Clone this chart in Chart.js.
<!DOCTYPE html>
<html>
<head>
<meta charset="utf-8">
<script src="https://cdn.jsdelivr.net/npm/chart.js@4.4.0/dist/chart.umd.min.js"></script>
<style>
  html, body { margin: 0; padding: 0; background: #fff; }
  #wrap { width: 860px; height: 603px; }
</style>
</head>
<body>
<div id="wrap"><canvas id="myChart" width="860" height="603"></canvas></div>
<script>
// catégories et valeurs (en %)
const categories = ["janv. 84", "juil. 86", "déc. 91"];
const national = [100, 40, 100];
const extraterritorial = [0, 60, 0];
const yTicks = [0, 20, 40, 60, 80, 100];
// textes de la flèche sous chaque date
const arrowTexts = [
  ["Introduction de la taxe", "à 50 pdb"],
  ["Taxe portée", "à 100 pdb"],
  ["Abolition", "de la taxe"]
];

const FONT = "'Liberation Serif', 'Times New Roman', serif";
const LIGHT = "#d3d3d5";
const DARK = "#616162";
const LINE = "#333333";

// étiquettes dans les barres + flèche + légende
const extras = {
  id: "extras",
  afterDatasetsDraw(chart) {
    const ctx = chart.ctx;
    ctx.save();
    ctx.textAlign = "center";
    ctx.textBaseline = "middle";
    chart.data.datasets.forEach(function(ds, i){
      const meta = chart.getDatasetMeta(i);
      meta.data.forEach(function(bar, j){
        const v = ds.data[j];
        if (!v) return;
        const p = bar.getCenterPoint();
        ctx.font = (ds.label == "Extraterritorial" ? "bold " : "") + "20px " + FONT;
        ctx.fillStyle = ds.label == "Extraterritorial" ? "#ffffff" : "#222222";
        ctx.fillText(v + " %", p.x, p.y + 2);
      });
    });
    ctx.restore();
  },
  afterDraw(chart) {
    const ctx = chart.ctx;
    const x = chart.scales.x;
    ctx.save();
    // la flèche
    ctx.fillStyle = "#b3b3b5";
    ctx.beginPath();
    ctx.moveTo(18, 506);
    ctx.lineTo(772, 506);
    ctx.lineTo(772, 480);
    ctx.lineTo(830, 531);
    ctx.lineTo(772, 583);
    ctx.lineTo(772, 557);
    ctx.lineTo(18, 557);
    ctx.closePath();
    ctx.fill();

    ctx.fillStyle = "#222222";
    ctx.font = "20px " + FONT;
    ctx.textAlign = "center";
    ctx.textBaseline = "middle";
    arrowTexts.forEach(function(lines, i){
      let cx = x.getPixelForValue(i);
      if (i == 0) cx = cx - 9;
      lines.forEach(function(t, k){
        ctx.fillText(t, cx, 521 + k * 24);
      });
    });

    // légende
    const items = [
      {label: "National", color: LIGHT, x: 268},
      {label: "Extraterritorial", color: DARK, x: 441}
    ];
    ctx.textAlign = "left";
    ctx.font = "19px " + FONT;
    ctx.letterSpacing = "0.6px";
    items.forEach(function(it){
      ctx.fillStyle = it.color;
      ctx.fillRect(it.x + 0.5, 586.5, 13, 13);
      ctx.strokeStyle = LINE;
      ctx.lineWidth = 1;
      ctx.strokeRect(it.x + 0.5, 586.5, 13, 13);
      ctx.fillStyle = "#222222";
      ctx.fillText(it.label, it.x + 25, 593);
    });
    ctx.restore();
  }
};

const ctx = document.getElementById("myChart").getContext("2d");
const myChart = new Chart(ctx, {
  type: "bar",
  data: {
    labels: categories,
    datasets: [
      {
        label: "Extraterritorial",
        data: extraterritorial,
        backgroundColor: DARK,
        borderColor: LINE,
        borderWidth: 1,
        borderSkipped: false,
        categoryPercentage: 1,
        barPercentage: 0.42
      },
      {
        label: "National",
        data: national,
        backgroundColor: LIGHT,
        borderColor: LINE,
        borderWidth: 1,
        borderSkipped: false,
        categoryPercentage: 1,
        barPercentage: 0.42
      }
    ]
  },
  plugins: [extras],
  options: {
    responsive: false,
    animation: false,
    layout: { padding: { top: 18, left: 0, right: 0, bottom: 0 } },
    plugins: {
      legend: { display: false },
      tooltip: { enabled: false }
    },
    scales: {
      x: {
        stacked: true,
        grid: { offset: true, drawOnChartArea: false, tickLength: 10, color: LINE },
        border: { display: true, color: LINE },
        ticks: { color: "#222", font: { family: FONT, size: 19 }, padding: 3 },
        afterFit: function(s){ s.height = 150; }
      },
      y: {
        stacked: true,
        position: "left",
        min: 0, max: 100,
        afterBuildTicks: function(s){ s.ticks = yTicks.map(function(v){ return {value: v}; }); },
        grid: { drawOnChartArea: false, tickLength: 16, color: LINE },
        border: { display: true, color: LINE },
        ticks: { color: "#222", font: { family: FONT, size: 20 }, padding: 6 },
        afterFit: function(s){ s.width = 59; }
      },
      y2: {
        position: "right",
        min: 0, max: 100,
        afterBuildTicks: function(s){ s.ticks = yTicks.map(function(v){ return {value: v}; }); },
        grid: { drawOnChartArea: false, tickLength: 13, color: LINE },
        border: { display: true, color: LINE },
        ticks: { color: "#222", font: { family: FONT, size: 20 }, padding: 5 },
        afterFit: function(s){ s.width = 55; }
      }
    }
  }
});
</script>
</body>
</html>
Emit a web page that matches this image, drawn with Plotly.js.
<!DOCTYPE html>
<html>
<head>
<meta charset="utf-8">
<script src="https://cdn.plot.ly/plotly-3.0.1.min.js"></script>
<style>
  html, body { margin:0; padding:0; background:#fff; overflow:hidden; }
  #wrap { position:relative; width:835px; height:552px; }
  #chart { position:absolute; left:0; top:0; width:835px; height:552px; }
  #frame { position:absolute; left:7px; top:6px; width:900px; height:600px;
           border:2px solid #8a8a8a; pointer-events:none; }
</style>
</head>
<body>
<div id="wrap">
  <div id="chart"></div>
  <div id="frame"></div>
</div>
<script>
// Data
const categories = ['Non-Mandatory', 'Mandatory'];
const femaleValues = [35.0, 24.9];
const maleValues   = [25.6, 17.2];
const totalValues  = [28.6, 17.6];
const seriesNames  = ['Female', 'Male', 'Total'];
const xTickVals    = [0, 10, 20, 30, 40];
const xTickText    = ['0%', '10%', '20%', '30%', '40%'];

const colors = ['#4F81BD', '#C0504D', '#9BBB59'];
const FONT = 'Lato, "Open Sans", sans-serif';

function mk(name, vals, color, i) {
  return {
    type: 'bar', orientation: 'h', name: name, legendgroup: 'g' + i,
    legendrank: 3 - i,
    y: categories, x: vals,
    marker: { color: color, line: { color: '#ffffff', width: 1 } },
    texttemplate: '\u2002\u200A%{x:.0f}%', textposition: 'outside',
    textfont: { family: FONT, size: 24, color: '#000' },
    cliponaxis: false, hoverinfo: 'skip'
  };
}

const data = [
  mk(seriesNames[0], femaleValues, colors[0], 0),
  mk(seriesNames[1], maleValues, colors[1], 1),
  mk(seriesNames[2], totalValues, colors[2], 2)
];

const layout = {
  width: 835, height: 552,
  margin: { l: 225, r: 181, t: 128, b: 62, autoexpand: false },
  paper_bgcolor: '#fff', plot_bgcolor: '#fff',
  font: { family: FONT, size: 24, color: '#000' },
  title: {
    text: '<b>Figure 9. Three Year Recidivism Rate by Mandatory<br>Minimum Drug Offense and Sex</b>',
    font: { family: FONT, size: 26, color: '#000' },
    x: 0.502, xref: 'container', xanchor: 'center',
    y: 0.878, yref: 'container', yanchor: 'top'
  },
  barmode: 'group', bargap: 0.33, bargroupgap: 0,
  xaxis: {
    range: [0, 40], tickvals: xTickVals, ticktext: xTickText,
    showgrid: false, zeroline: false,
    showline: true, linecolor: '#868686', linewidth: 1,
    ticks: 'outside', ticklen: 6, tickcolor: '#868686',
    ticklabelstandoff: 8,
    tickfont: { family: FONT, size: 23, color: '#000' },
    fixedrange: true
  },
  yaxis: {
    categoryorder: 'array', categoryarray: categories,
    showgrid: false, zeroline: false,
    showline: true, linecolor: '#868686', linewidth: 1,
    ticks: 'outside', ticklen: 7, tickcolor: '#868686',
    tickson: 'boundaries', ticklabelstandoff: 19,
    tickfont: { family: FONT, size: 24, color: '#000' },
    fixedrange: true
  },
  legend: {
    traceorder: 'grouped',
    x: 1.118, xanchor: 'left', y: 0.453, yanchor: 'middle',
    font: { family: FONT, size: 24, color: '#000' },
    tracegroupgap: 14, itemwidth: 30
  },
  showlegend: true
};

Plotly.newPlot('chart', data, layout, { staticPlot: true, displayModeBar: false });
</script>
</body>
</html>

--------------------

* Goal of the exercise *
Restate, word for word and with nothing added, the lines from the first line of the listing through the one where "ctx.fill();" stands.

* Task result *
Clone this chart in Chart.js.
<!DOCTYPE html>
<html>
<head>
<meta charset="utf-8">
<script src="https://cdn.jsdelivr.net/npm/chart.js@4.4.0/dist/chart.umd.min.js"></script>
<style>
  html, body { margin: 0; padding: 0; background: #fff; }
  #wrap { width: 860px; height: 603px; }
</style>
</head>
<body>
<div id="wrap"><canvas id="myChart" width="860" height="603"></canvas></div>
<script>
// catégories et valeurs (en %)
const categories = ["janv. 84", "juil. 86", "déc. 91"];
const national = [100, 40, 100];
const extraterritorial = [0, 60, 0];
const yTicks = [0, 20, 40, 60, 80, 100];
// textes de la flèche sous chaque date
const arrowTexts = [
  ["Introduction de la taxe", "à 50 pdb"],
  ["Taxe portée", "à 100 pdb"],
  ["Abolition", "de la taxe"]
];

const FONT = "'Liberation Serif', 'Times New Roman', serif";
const LIGHT = "#d3d3d5";
const DARK = "#616162";
const LINE = "#333333";

// étiquettes dans les barres + flèche + légende
const extras = {
  id: "extras",
  afterDatasetsDraw(chart) {
    const ctx = chart.ctx;
    ctx.save();
    ctx.textAlign = "center";
    ctx.textBaseline = "middle";
    chart.data.datasets.forEach(function(ds, i){
      const meta = chart.getDatasetMeta(i);
      meta.data.forEach(function(bar, j){
        const v = ds.data[j];
        if (!v) return;
        const p = bar.getCenterPoint();
        ctx.font = (ds.label == "Extraterritorial" ? "bold " : "") + "20px " + FONT;
        ctx.fillStyle = ds.label == "Extraterritorial" ? "#ffffff" : "#222222";
        ctx.fillText(v + " %", p.x, p.y + 2);
      });
    });
    ctx.restore();
  },
  afterDraw(chart) {
    const ctx = chart.ctx;
    const x = chart.scales.x;
    ctx.save();
    // la flèche
    ctx.fillStyle = "#b3b3b5";
    ctx.beginPath();
    ctx.moveTo(18, 506);
    ctx.lineTo(772, 506);
    ctx.lineTo(772, 480);
    ctx.lineTo(830, 531);
    ctx.lineTo(772, 583);
    ctx.lineTo(772, 557);
    ctx.lineTo(18, 557);
    ctx.closePath();
    ctx.fill();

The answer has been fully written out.